My implementation: https://pastebin.com/48mMTTdK

I am surprised to see that the paper was only published in 2010. I would expect something this simple to have been discovered earlier. I guess it's easy only after someone tells you constant time is possible.

The_rationalist · on Aug 28, 2020

I guess that it's more likely that someone implement an algorithm in an innovative way for its program than it is for one to publish a paper. But yeah maybe there's no blog anterior to the paper which would be surprising but possible.

bigyikes · on Aug 28, 2020

I came here to say the same thing. I'm not even particularly good at this kind of thing.

dominotw · on Aug 28, 2020

I had this on phone screen :D.

person_of_color · on Aug 28, 2020

Did you get the job?

contravariant · on Aug 28, 2020

You could do this, although LRU has the nice property that it is at most a constant factor slower than an optimal (prescient) algorithm that has less memory available [1] (e.g. with twice as much memory it's at worst half as slow). Interestingly FIFO has the same property, suggesting that even LRUs attempt to keep frequently used items in cache can only have a limited effect (so in some cases FIFO might be faster simply due to lower overhead).

Interestingly LFU has access patterns that force it to be slower than LRU. From the paper referenced above:

>A counterexample for LFU is a sequence of k + 1 accesses to each of N - 1 pages, followed by 2k alternating accesses to two new pages, k to each, with this pattern repeated indefinitely (so that all but the initial N - 1 pages have k accesses). [here N is the size of the cache]

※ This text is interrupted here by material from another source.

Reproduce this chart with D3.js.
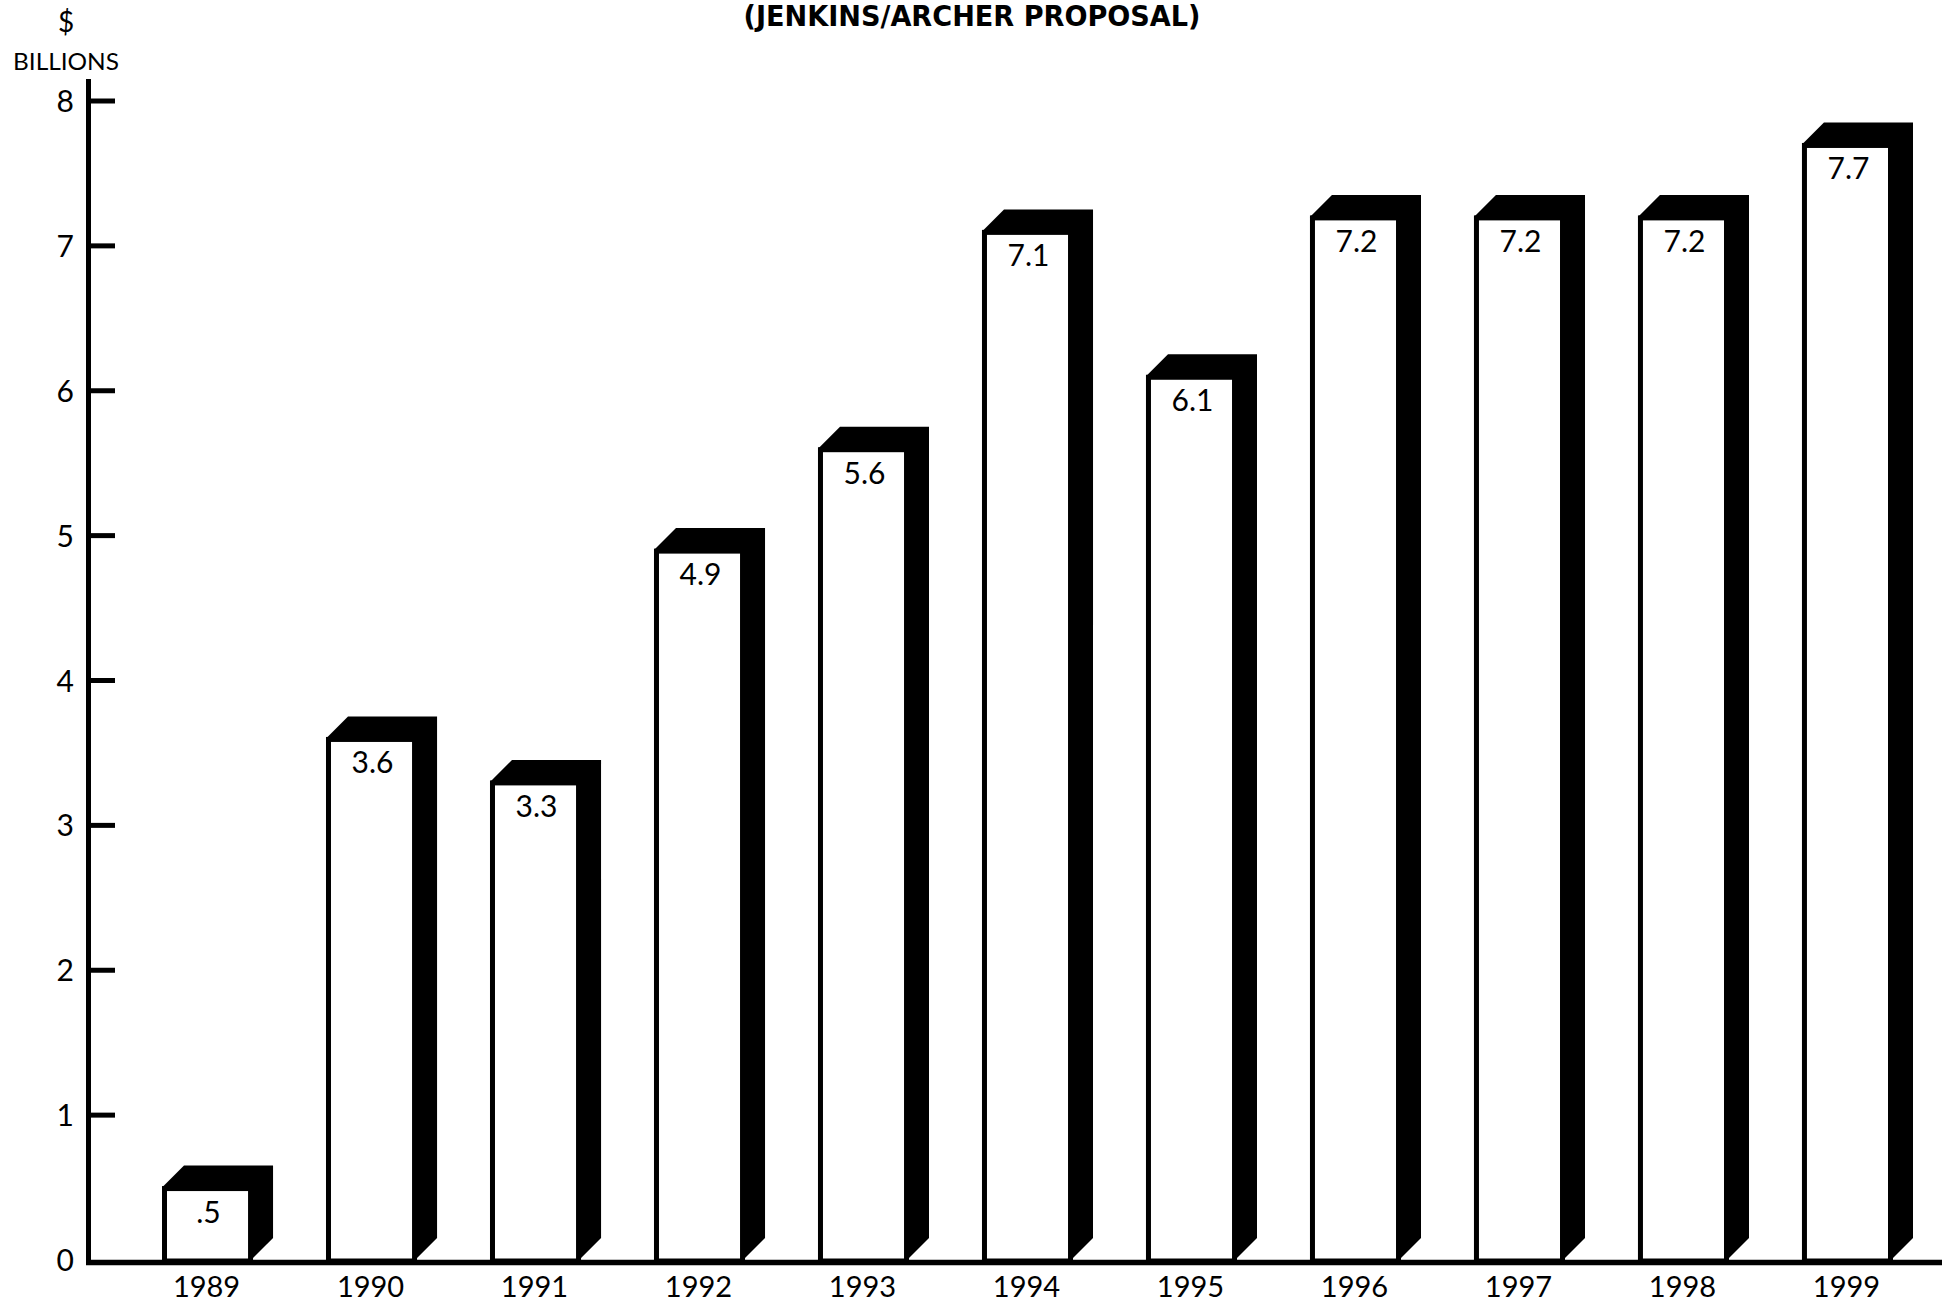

[1]: https://www.cs.cmu.edu/~sleator/papers/amortized-efficiency....

T0pH4t · on Aug 28, 2020

Maybe also consider tinylfu (https://arxiv.org/abs/1512.00727). I've implemented the windowed version with segmented caches and it works really well. Though it is a much more complicated implementation.

NovaX · on Aug 28, 2020

Have you tried making it adaptive [1]? Using hill climbing with a decay rate has a nice impact to correct for LRU-biased workloads [2].

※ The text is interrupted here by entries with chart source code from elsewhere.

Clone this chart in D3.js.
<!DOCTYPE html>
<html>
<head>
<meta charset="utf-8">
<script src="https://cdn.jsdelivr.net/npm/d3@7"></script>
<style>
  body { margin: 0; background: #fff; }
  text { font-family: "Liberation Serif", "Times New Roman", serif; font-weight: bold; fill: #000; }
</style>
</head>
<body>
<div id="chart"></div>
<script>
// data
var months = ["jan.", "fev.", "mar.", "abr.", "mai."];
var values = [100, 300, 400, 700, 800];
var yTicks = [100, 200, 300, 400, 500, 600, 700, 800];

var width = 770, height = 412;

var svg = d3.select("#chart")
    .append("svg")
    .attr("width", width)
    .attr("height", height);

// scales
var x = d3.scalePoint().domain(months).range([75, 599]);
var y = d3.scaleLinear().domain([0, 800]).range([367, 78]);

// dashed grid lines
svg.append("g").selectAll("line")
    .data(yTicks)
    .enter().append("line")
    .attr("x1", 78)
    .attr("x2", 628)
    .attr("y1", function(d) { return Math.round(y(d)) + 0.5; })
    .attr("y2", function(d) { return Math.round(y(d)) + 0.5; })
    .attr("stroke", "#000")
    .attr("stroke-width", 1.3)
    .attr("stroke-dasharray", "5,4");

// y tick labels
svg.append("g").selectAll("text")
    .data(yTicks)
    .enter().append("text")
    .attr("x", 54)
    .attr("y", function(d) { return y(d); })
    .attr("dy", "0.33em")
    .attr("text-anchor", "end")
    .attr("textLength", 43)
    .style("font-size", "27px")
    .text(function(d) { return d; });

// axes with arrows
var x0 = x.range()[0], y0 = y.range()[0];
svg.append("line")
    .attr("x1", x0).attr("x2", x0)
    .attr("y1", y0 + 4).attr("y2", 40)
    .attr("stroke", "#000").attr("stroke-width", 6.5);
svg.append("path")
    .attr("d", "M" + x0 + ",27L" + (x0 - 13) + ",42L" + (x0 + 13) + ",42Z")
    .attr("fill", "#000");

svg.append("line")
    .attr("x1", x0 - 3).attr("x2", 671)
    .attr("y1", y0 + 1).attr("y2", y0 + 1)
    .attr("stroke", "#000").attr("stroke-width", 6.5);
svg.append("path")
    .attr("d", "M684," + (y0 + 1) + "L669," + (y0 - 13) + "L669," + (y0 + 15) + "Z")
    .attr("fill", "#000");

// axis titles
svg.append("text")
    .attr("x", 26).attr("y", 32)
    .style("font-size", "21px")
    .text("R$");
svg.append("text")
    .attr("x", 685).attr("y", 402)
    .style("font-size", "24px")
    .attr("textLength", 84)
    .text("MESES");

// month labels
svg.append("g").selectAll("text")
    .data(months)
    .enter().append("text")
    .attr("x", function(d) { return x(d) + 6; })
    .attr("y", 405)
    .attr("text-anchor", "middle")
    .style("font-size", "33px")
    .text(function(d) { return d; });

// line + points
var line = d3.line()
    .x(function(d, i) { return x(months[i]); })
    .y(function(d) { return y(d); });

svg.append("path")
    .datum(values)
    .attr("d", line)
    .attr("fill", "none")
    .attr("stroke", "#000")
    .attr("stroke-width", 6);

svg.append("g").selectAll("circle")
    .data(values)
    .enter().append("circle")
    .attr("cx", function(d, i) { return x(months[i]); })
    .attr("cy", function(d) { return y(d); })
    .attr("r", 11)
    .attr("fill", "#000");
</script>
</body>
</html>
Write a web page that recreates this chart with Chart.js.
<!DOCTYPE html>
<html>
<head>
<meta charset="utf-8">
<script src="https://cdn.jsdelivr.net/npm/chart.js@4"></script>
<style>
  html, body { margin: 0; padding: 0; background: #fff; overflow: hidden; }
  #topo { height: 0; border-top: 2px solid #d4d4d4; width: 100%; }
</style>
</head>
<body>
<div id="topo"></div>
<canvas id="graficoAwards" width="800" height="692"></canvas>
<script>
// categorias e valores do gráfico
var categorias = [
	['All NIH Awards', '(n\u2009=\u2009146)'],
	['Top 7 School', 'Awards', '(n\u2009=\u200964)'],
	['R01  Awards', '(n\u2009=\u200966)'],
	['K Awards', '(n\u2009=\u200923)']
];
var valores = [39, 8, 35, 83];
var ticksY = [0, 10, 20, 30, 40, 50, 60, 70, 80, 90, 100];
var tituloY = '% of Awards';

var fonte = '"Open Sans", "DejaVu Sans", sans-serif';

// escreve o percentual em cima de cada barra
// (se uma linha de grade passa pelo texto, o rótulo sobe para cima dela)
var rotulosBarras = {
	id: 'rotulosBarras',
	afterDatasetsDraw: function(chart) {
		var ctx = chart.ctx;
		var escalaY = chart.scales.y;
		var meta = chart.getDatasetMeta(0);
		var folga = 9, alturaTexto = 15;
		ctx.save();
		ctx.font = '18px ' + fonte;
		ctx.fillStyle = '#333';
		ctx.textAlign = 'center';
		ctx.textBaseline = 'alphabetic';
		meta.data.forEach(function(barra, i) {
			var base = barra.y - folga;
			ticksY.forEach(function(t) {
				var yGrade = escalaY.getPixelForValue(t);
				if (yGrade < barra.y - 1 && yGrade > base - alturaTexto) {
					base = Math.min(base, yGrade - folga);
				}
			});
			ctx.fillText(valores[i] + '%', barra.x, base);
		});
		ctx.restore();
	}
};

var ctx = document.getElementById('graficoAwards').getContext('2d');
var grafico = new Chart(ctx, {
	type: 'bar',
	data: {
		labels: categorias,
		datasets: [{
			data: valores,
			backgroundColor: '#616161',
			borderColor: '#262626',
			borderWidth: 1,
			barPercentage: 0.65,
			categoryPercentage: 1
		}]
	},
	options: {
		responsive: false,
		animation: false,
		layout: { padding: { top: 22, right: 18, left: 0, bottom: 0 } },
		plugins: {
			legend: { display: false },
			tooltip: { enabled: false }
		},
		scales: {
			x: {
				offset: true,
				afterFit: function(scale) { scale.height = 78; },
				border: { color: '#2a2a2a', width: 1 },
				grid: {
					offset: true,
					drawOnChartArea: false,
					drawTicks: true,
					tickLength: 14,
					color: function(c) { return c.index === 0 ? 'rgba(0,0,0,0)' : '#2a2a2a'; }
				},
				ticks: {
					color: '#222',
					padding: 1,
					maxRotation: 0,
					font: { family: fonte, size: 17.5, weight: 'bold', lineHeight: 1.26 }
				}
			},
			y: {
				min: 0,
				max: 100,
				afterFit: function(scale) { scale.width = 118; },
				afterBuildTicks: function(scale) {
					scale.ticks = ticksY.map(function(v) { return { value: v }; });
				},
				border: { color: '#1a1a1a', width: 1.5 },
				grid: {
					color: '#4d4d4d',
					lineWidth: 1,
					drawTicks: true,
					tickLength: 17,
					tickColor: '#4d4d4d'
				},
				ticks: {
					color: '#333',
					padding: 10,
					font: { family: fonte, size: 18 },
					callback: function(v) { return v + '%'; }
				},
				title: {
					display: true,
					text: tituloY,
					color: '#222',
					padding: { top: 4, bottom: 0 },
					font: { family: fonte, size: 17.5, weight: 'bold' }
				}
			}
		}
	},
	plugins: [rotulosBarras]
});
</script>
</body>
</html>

[1] https://dl.acm.org/doi/10.1145/3274808.3274816 [2] https://github.com/ben-manes/caffeine/wiki/Efficiency#adapti...

The_rationalist · on Aug 28, 2020

recency and frequency are two hortogonally useful informations that can allow better evictions. It's not that LFU is superior to LRU or the reverse.

The best of both worlds is to use LRFU. Now a 0(1) LRFU implementation would be nice to see. Also, no talk on this blog about the constant factor I believe

After a code search on github, gecko, chromium and Linux have zero LFU despite having tons of LRUs. And zero LRFU too. So it seems that browsers and OS engeeners should learn better cache algorithms, it could allow huge performance gains!

jleahy · on Aug 28, 2020

The main linux page cache is 50% LRU and 50% LFU (half of the available memory devoted to each).

namanaggarwal · on Aug 28, 2020

I have been asked to implement this in Google, Amazon and Facebook interviews and used the same method. :)

compsciphd · on Aug 28, 2020

this is a core data structure built into java.

https://docs.oracle.com/javase/8/docs/api/java/util/LinkedHa...

pxx · on Aug 28, 2020

You're thinking of the data structure commonly used for an LRU cache, not an LFU cache.

compsciphd · on Aug 29, 2020

you're 100% right. stupid mistake on my part. Though the implementations are very similar, just can't easily reuse the java implementation I linked to for this.